- Born: Norma Fox May 15, 1931 New York City, U.S.
- Died: October 17, 2009 (aged 78) Montpelier, Vermont, U.S.
- Occupation: Author
- Spouse: Harry Mazer ​(m. 1950)​
- Children: 4
- Writing career
- Genres: Children's, young adult
- Notable awards: Edgar Award (Taking Terri Mueller) Lewis Carroll Shelf Award (Dear Bill, Remember Me?) Newbery Honor (After the Rain)

= Norma Fox Mazer =

American author and teacher (1931-2009)

Norma Fox Mazer ( Fox; May 15, 1931 – October 17, 2009) was an American author and teacher, best known for her books for children and young adults. Her novels featured credible young characters confronting difficult situations such as family separation and death.

She was born in New York City but grew up in Glens Falls, New York, with parents Michael and Jean Garlan Fox. Mazer graduated from Glens Falls High School, then went to Antioch College, where she met Harry Mazer, whom she married in 1950; they had four children, three of whom survived Mazer, one of whom, Anne Mazer, is also a writer. In addition to Antioch, Mazer also studied at Syracuse University. In 2009, she died at the age of 78 from brain cancer.

Mazer began writing professionally as a young mother and for several years she and her husband Harry wrote confessional stories for pulp magazines; they would later write several novels together.

Mazer's books were praised for the intelligence of their dialogue, psychological acumen, and the nuance with which domestic difficulties and tragedies were portrayed in the lives of young people. Rather than offering simple resolutions, her stories charted more complex and sometimes suspenseful paths that followed the characters' growth and self-knowledge.

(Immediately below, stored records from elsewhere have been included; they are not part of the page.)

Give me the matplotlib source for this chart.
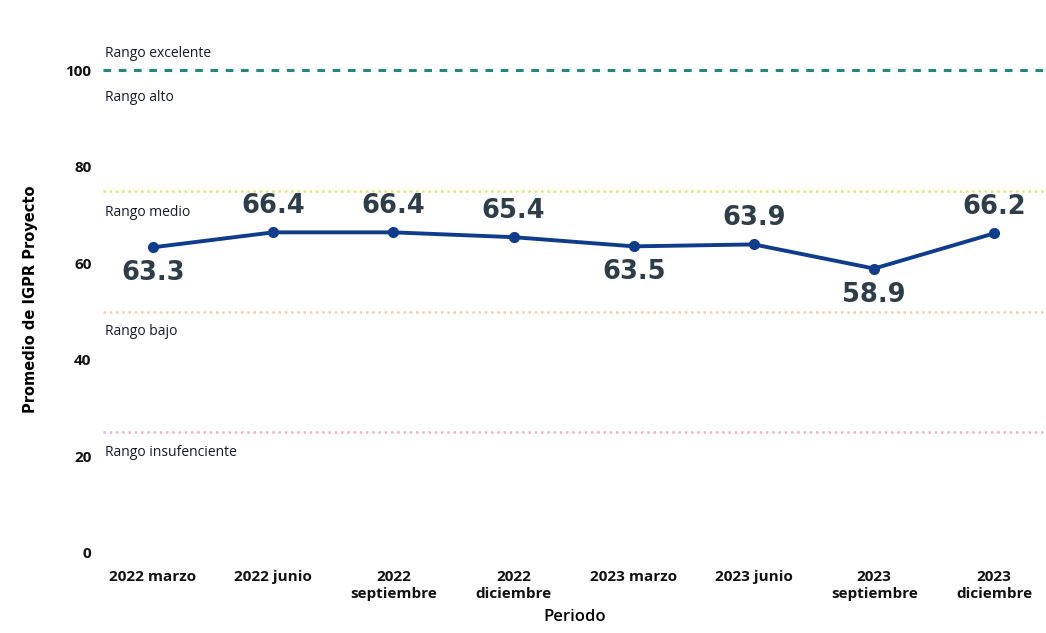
import matplotlib
matplotlib.use("Agg")
import matplotlib.pyplot as plt

# data
periodos = ["2022 marzo", "2022 junio", "2022\nseptiembre", "2022\ndiciembre",
            "2023 marzo", "2023 junio", "2023\nseptiembre", "2023\ndiciembre"]
igpr = [63.3, 66.4, 66.4, 65.4, 63.5, 63.9, 58.9, 66.2]
label_above = [False, True, True, True, False, True, False, True]

umbrales = [100, 75, 50, 25]
umbral_colores = ["#1f8a7a", "#dfe86a", "#f3cfa8", "#f5b3c0"]
rangos = ["Rango excelente", "Rango alto", "Rango medio", "Rango bajo", "Rango insufenciente"]
rango_y = [103.5, 94.4, 70.6, 45.8, 20.9]

fig = plt.figure(figsize=(10.46, 6.33), dpi=100)
ax = fig.add_axes([0.098, 0.1264, 0.902, 0.801])

txt_font = "Open Sans"

for u, c in zip(umbrales, umbral_colores):
    lw = 2.2 if u == 100 else 1.8
    ls = (0, (2.5, 2.5)) if u == 100 else (0, (1, 1.5))
    ax.axhline(u, color=c, lw=lw, ls=ls, zorder=1)

for r, yv in zip(rangos, rango_y):
    ax.text(-0.40, yv, r, fontsize=10, family=txt_font, fontweight="medium",
            color="#15192a", va="center", ha="left")

x = list(range(len(periodos)))
ax.plot(x, igpr, color="#0f3d8c", lw=2.8, marker="o", ms=7, zorder=3)

for xi, v, up in zip(x, igpr, label_above):
    off = 26 if up else -26
    ax.annotate(f"{v:.1f}", (xi, v), xytext=(0, off / 1.389), textcoords="offset points",
                ha="center", va="center", fontsize=18.5, fontweight="bold",
                family="DejaVu Sans", color="#2e3d4a")

ax.set_xlim(-0.42, 7.43)
ax.set_ylim(0, 105)
ax.set_yticks([0, 20, 40, 60, 80, 100])
ax.set_xticks(x)
ax.set_xticklabels(periodos, fontsize=11, family=txt_font, fontweight="bold",
                   linespacing=1.3)
for lab in ax.get_yticklabels():
    lab.set_family(txt_font)
    lab.set_fontsize(11)
    lab.set_fontweight("bold")
ax.tick_params(length=0, pad=12, colors="#111111")
ax.tick_params(axis="y", pad=8)
for s in ax.spines.values():
    s.set_visible(False)

ax.set_xlabel("Periodo", fontsize=12, family=txt_font, fontweight="semibold", labelpad=6)
ax.set_ylabel("Promedio de IGPR Proyecto", fontsize=10.5, fontweight="bold",
              family="DejaVu Sans", labelpad=20)

fig.savefig("out.png", dpi=100)
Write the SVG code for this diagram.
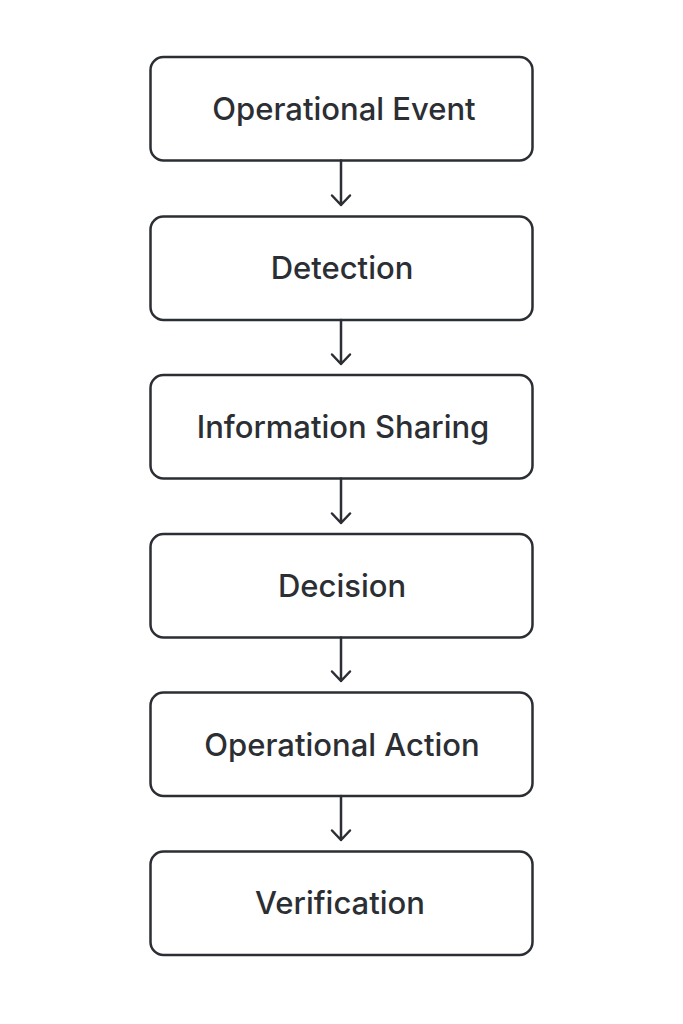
<svg xmlns="http://www.w3.org/2000/svg" width="683" height="1024" viewBox="0 0 683 1024">
<style>
.box{fill:#ffffff;stroke:#2b2e33;stroke-width:2.5}
.lbl{font-family:Inter,"Noto Sans",sans-serif;font-size:31px;font-weight:500;fill:#2b2e33;text-anchor:middle}
.con{stroke:#2b2e33;stroke-width:2.5;fill:none;stroke-linecap:round;stroke-linejoin:round}
</style>
<rect width="683" height="1024" fill="#ffffff"/>
<g id="n1"><rect class="box" x="150.5" y="57" width="382" height="103.5" rx="13"/><text class="lbl" x="344" y="120">Operational Event</text></g>
<g id="n2"><rect class="box" x="150.5" y="216.5" width="382" height="103.5" rx="13"/><text class="lbl" x="342" y="279">Detection</text></g>
<g id="n3"><rect class="box" x="150.5" y="375" width="382" height="103.5" rx="13"/><text class="lbl" x="343" y="438">Information Sharing</text></g>
<g id="n4"><rect class="box" x="150.5" y="534" width="382" height="103.5" rx="13"/><text class="lbl" x="342" y="597">Decision</text></g>
<g id="n5"><rect class="box" x="150.5" y="692.5" width="382" height="103.5" rx="13"/><text class="lbl" x="342" y="756">Operational Action</text></g>
<g id="n6"><rect class="box" x="150.5" y="851.5" width="382" height="103.5" rx="13"/><text class="lbl" x="340" y="914">Verification</text></g>
<g id="connectors">
<path class="con" d="M341 160.5V205M332 195.5l9 9.5l9-9.5"/>
<path class="con" d="M341 320V364M332 354.5l9 9.5l9-9.5"/>
<path class="con" d="M341 478.5V523M332 513.5l9 9.5l9-9.5"/>
<path class="con" d="M341 637.5V681M332 671.5l9 9.5l9-9.5"/>
<path class="con" d="M341 796V840M332 830.5l9 9.5l9-9.5"/>
</g>
</svg>
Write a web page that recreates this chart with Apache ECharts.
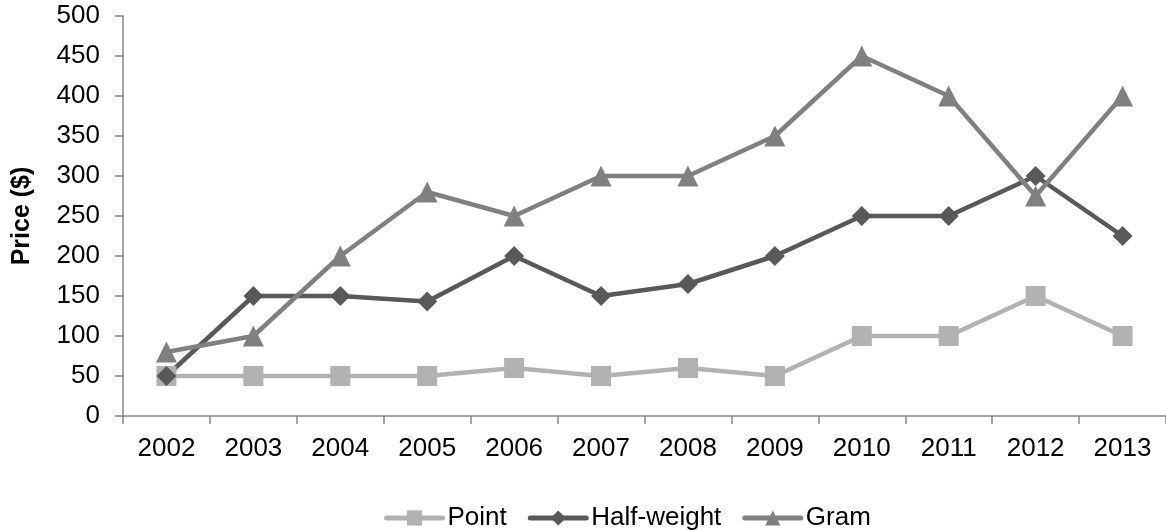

New York Times Book Review contributor Ruth I. Gordon wrote that Mazer "has the skill to reveal the human qualities in both ordinary and extraordinary situations as young people mature....it would be a shame to limit their reading to young people, since they can show an adult reader much about the sometimes painful rite of adolescent passage into adulthood".

In 1988, Mazer said:I hesitate to say I'm delivering messages....I'm writing stories and novels. I hope there's an underlying feeling for the reader -- a hope, perhaps a moral. But I'm not preaching. I'm telling stories.

Among the honors Mazer earned for her writing were a National Book Award nomination in 1973,, inclusion on the New York Times Outstanding Books of the Year list in 1976, the Lewis Carroll Shelf Award in 1976 and 1977, an Edgar Award in 1982, German Children's Literature prize in 1982, and a Newbery Medal in 1988.

From 1997 to 2006 Mazer taught in the Master of Fine Arts in Writing for Children & Young Adults Program at Vermont College.